Serves: 6



  • 2 tbsp olive oil
  • 1 medium onion, cut into 1/2-inch chunks
  • 2 stalks celery, cut into 2 pieces
  • 1 butternut squash (about 3 1/2 pounds), peeled, seeded and cut into 1/2-inch chunks
  • 6 cups vegetable or chicken stock
  • 2 tsp fennel seeds
  • 1/2 tsp cinnamon
  • 1/2 tsp ground cardamom
  • 1 bay leaf
  • 3 McIntosh apples, peeled, cored and cut into 1/2-inch chunks
  • 2 tbsp apple cider vinegar
  • Kosher salt and freshly ground pepper
  • 1/2 cup plain yogurt, for garnish

  • 3 tbsp olive oil
  • 1 tbsp maple syrup
  • 3 tbsp, finely minced chives
  • 1 tsp salt
  • 1/2 tsp freshly ground pepper
  • 1 loaf pumpernickel bread (small), cut into 1/2-inch chunks


To make soup: In a large pot, heat olive oil over medium-high heat. Add onion and celery and cook, stirring, until tender and lightly browned, about 7 minutes. Add squash and cook an additional 3 minutes. Add stock, fennel seeds, cinnamon, cardamom and bay leaf. Bring to a boil, then reduce to a simmer; cook 15 minutes. Add apples and vinegar and continue cooking 12 minutes. Remove from heat and puree either in batches in a food processor or blender or all together with an emulsion blender. Season with salt and pepper.
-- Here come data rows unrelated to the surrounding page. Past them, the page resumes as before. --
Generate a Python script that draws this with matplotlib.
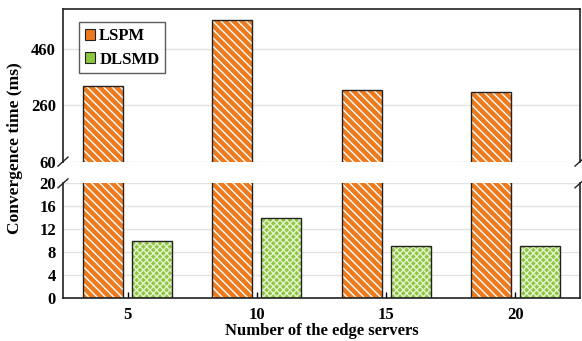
import matplotlib.pyplot as plt
import numpy as np
from matplotlib.patches import Patch

plt.rcParams['font.family'] = ['Liberation Serif', 'DejaVu Serif']
plt.rcParams['font.weight'] = 'bold'
plt.rcParams['axes.labelweight'] = 'bold'
plt.rcParams['hatch.linewidth'] = 1.0

# data
servers = ['5', '10', '15', '20']
lspm = [326, 560, 313, 306]
dlsmd = [10, 14, 9, 9]

orange = '#EE7A1E'
green = '#8DC63F'
W, H = 582, 341

fig = plt.figure(figsize=(W / 100, H / 100), dpi=100)
ax_top = fig.add_axes([63 / W, (H - 161.6) / H, 517 / W, 152.6 / H])
ax_bot = fig.add_axes([63 / W, (H - 297.7) / H, 517 / W, 114.4 / H])

x = np.arange(1, len(servers) + 1)
w = 0.31
off = 0.035 + w / 2


def hatched_bars(ax, xs, vals, color, hatch, hcolor):
    ax.bar(xs, vals, w, color=color, edgecolor=hcolor, hatch=hatch, linewidth=0, zorder=2)
    ax.bar(xs, vals, w, fill=False, edgecolor='#222222', linewidth=1.0, zorder=3)


for ax in (ax_top, ax_bot):
    hatched_bars(ax, x - off, lspm, orange, '\\\\\\\\', 'white')
    hatched_bars(ax, x + off, dlsmd, green, 'xxxxx', '#E4F2CF')
    ax.set_xlim(0.5, 4.5)
    ax.yaxis.grid(True, color='#E2E2E2', linewidth=1.0, zorder=0)
    ax.set_axisbelow(True)
    ax.tick_params(axis='y', length=0, labelsize=12, pad=5)
    for s in ax.spines.values():
        s.set_color('#222222')
        s.set_linewidth(1.2)

ax_top.set_ylim(60, 600)
ax_top.set_yticks([60, 260, 460])
ax_top.spines['bottom'].set_visible(False)
ax_top.set_xticks([])

ax_bot.set_ylim(0, 20)
ax_bot.set_yticks(range(0, 21, 4))
ax_bot.spines['top'].set_visible(False)
ax_bot.set_xticks(x)
ax_bot.set_xticklabels(servers)
ax_bot.tick_params(axis='x', direction='in', length=4, width=1, labelsize=12, pad=7)
ax_bot.set_xlabel('Number of the edge servers', fontsize=12, labelpad=0)

fig.text(15 / W, (H - 148) / H, 'Convergence time (ms)', rotation=90,
         ha='center', va='center', fontsize=12.5, fontweight='bold')

# break marks on both sides
for ax, yb in ((ax_top, 0), (ax_bot, 1)):
    for xa in (0, 1):
        dx = 5.0 / 517
        dy = 4.5 / (ax.get_position().height * H)
        ax.plot([xa - dx, xa + dx], [yb - dy, yb + dy], transform=ax.transAxes,
                color='#222222', linewidth=1.0, clip_on=False)

handles = [Patch(facecolor=orange, edgecolor='#222222', linewidth=0.8),
           Patch(facecolor=green, edgecolor='#222222', linewidth=0.8)]
leg = ax_top.legend(handles, ['LSPM', 'DLSMD'], loc='upper left', bbox_to_anchor=(0.025, 0.935),
                    fontsize=12, frameon=True, fancybox=False, edgecolor='#333333',
                    handlelength=0.6, handleheight=0.6, handletextpad=0.25,
                    borderpad=0.35, labelspacing=0.45, borderaxespad=0.2)
leg.get_frame().set_linewidth(1.0)

fig.savefig('out.png', dpi=100)
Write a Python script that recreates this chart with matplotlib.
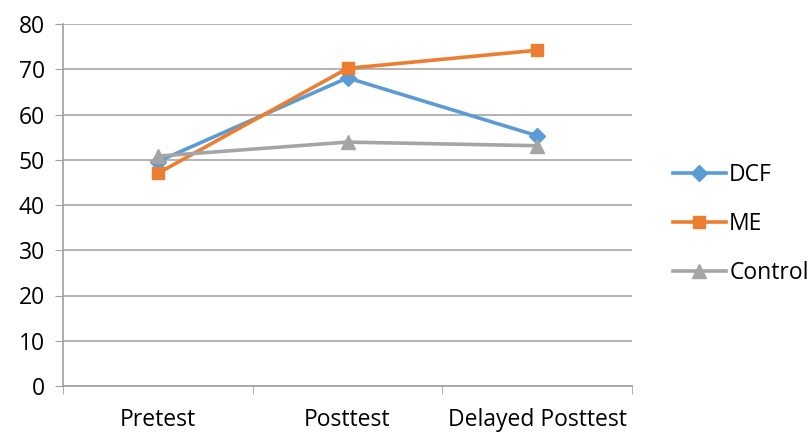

To make croutons: Preheat oven to 375°. In a large bowl, combine olive oil, maple syrup, chives, salt and pepper. Add bread and toss well. On a baking sheet, spread croutons in a single layer and bake until golden brown and crispy, 7 to 12 minutes, using a spatula to turn once or twice. Remove from oven and cool. Garnish soup with yogurt and croutons.